Not a single CFI had ever shown me a Skew-T in over a decade of flying -- and I first read about them online -- then younger CFIs have had discussions about them with me more recently, including some real world work looking at them with @jesse during Instrument rating training and beyond -- so I definitely won't be "that guy" who never mentions them to students... but they're not taught much by older CFIs.

They still taught weather awareness just fine, but not from that tool. Sometimes the discussion was limited to, "You're going to get your butt kicked over a 1000 square mile area today, I promise." And all they did was look out the window of the flight school office. :)

After a while you see it and realize you caught a number of hints in various weather sources, including your eyeballs, that the student doesn't see yet. And you need to teach them how to see it. The Skew-T is one of many tools at your disposal.

That's probably the most important thing to know: Your instructor didn't teach you EVERYTHING about flying or about weather or even about ALL of the best FBOs that have lunch counters. You'll still have to go find some of it on your own! ;) They got you safe and squared away enough to pass the checkride and hopefully a bit more. Everyone has more learning to do after that.
 
99.9% of certificated pilots don't know how to interpret these thermodynamic diagrams. So you are not in the minority.

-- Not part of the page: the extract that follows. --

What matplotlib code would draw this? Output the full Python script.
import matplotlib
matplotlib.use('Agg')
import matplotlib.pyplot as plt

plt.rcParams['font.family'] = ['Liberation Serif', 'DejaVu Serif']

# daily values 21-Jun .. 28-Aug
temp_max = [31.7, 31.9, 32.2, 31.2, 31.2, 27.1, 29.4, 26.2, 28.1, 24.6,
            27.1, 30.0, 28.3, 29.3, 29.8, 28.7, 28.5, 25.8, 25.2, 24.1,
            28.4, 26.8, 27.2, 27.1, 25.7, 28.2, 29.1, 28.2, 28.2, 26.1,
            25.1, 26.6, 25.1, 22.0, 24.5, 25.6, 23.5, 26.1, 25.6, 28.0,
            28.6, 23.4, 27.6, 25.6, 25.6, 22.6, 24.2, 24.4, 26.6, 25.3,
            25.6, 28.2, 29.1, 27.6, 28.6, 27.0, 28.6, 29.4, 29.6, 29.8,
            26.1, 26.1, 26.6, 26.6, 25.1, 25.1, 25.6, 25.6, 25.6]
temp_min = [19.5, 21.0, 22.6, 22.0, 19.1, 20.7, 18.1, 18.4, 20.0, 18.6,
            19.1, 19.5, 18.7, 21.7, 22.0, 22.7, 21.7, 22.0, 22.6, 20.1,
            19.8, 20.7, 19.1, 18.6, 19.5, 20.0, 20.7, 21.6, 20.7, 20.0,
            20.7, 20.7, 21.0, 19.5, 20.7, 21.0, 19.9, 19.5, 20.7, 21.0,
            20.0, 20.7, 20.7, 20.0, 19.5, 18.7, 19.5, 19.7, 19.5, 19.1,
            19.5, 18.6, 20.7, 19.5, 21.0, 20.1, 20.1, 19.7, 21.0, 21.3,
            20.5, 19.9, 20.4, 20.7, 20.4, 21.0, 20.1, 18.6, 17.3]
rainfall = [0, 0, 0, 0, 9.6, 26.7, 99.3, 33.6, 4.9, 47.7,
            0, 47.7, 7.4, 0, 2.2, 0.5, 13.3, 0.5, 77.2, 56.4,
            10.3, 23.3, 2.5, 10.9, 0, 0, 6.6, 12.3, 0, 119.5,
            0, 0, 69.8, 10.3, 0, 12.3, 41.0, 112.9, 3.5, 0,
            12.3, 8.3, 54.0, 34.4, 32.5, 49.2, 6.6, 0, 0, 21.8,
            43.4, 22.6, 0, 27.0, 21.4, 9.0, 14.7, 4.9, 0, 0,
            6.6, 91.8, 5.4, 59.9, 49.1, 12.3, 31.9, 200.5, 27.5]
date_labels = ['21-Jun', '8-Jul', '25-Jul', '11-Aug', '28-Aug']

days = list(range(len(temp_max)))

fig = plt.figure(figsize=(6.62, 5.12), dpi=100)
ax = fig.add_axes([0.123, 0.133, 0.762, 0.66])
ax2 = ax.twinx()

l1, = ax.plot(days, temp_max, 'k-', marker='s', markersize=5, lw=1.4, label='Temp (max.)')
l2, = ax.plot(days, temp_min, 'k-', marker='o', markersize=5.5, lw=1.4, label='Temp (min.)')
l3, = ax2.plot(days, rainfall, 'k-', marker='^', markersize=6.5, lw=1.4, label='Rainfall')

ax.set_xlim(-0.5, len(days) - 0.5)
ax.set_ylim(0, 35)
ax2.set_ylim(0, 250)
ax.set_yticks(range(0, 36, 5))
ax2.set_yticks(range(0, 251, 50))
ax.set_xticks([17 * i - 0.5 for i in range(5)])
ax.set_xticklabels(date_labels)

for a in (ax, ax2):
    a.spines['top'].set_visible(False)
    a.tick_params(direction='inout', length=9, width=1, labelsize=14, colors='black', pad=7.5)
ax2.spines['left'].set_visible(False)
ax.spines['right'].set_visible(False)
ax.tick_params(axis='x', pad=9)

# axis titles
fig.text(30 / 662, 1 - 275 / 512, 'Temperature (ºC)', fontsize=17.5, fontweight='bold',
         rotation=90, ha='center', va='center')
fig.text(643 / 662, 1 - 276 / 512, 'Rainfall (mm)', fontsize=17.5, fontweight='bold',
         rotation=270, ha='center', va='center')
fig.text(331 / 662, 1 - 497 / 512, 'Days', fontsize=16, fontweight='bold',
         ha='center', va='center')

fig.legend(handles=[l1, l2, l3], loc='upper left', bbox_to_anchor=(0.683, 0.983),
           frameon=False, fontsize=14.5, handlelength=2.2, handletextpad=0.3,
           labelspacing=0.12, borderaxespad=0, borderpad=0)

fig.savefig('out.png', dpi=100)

Then would you like to turn this into a teaching opportunity, or are we going to just get more skew-t's thrown at us with no context or knowledge with which to decipher them?
 
Thanks Scott.

By the way, I asked a CFII a year or so ago if she used Skew-T. She had no idea what I was talking about. Reading Skew-T diagrams are not generally taught by CFII's (mine didn't). What little I know, I learned from your shorter weather course on PilotWorkshops. In that course, you didn't go into detail about Skew-T (I wish you had), but just briefly mentioned them. For those here who want Scott to use this thread as a teaching opportunity, I can tell you it is way too much information to put in a thread and do any good.